## [WRITTEN PROBLEM]
Please, without the pictures, retype exactly the lines from the start of the material through the line that holds "gap_cornell = [0, 426, 588, 877]".
##### DATA SECTION #####
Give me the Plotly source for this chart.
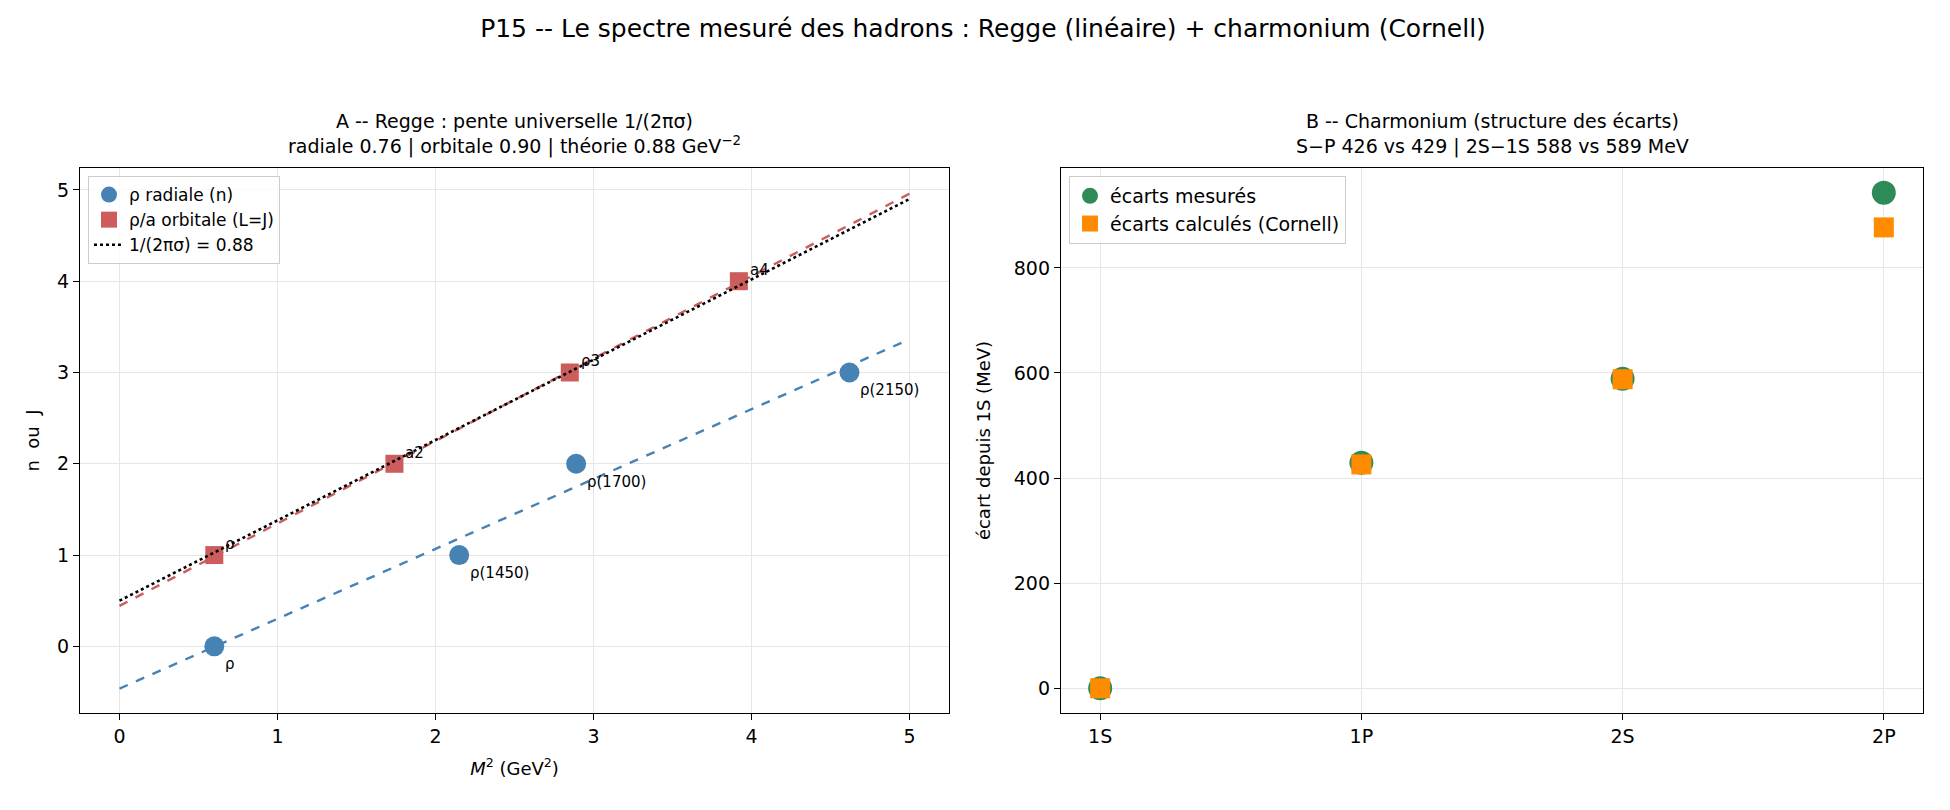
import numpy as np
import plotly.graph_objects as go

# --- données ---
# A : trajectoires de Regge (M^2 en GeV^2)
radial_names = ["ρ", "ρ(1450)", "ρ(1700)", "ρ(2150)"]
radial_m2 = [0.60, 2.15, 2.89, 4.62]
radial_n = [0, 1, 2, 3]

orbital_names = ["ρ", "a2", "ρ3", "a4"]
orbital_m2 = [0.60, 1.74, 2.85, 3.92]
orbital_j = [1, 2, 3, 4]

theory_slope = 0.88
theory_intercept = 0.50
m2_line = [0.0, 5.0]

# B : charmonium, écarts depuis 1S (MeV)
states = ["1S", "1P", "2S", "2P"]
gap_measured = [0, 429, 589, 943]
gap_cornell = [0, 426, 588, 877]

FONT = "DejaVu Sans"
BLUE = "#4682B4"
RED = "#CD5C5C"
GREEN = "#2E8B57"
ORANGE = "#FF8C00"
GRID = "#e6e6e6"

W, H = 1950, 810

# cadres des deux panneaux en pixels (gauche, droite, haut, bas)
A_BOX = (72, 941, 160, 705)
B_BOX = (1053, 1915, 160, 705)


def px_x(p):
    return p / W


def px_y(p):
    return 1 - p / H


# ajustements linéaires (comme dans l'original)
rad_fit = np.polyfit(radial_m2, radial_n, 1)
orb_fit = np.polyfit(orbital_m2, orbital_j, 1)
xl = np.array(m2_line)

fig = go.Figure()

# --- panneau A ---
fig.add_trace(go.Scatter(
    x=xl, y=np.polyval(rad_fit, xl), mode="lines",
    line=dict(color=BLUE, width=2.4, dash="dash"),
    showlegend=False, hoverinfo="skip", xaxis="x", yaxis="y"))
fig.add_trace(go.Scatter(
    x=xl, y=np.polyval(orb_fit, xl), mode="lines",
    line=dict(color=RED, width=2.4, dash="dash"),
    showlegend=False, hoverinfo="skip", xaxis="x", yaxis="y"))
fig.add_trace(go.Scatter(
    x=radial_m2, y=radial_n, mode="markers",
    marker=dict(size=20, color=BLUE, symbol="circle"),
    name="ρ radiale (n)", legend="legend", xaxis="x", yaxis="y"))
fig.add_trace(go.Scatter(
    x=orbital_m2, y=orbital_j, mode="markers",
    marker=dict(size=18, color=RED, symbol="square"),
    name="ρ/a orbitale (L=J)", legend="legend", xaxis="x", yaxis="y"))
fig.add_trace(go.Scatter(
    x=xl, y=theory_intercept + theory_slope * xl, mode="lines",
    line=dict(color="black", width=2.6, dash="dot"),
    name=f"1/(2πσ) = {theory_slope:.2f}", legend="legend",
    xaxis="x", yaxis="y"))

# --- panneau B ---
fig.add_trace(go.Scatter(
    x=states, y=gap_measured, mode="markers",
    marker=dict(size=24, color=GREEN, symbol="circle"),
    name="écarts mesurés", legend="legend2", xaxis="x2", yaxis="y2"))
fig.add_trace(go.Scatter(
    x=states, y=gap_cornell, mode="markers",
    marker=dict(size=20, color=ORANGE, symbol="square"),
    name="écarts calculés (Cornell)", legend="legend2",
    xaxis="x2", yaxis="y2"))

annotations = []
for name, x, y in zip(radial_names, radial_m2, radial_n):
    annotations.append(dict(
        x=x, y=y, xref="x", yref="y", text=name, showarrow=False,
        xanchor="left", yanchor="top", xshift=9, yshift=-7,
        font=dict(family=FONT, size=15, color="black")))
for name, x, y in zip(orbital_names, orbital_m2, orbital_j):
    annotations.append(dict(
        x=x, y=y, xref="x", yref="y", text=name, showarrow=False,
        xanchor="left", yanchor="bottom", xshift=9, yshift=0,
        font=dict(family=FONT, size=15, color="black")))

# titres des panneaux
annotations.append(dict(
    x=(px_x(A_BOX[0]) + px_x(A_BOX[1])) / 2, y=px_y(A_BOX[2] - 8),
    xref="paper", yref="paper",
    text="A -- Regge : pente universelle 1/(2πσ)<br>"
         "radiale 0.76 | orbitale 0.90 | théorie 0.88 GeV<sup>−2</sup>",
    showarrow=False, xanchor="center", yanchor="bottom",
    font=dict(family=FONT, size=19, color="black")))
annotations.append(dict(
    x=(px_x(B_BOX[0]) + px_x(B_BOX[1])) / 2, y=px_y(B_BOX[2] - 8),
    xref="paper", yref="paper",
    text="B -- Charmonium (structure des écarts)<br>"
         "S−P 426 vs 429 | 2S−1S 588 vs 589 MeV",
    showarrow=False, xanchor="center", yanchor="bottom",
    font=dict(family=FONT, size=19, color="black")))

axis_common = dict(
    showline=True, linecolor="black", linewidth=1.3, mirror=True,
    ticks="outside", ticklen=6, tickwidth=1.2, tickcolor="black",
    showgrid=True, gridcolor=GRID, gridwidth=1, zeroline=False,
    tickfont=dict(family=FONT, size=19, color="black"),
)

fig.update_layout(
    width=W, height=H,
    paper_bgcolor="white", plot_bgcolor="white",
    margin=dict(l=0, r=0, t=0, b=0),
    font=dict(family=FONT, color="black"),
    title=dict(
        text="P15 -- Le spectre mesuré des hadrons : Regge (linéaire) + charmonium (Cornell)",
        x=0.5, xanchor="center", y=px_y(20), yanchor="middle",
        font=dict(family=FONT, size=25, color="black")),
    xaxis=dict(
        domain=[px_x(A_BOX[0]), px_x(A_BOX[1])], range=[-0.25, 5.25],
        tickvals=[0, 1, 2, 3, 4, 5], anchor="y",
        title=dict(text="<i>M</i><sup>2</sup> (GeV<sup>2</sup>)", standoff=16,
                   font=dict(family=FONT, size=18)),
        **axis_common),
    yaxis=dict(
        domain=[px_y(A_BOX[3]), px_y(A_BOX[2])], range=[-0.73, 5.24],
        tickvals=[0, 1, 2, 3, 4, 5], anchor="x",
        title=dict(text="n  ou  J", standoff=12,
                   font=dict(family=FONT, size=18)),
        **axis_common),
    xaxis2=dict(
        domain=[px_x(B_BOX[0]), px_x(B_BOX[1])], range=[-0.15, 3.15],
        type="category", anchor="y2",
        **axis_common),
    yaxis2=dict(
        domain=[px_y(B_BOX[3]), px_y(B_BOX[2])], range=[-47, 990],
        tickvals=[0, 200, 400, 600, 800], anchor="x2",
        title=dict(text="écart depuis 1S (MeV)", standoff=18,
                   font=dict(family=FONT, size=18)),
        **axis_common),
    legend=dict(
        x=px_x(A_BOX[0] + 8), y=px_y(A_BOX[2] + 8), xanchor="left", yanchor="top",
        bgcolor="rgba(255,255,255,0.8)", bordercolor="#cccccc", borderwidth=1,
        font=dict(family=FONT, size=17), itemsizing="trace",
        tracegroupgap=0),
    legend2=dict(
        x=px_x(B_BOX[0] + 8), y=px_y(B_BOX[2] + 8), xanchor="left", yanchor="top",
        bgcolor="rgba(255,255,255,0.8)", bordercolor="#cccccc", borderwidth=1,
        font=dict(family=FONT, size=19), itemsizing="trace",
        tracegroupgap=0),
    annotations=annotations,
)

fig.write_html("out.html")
#####
## [THE SOLUTION]
Give me the Plotly source for this chart.
import numpy as np
import plotly.graph_objects as go

# --- données ---
# A : trajectoires de Regge (M^2 en GeV^2)
radial_names = ["ρ", "ρ(1450)", "ρ(1700)", "ρ(2150)"]
radial_m2 = [0.60, 2.15, 2.89, 4.62]
radial_n = [0, 1, 2, 3]

orbital_names = ["ρ", "a2", "ρ3", "a4"]
orbital_m2 = [0.60, 1.74, 2.85, 3.92]
orbital_j = [1, 2, 3, 4]

theory_slope = 0.88
theory_intercept = 0.50
m2_line = [0.0, 5.0]

# B : charmonium, écarts depuis 1S (MeV)
states = ["1S", "1P", "2S", "2P"]
gap_measured = [0, 429, 589, 943]
gap_cornell = [0, 426, 588, 877]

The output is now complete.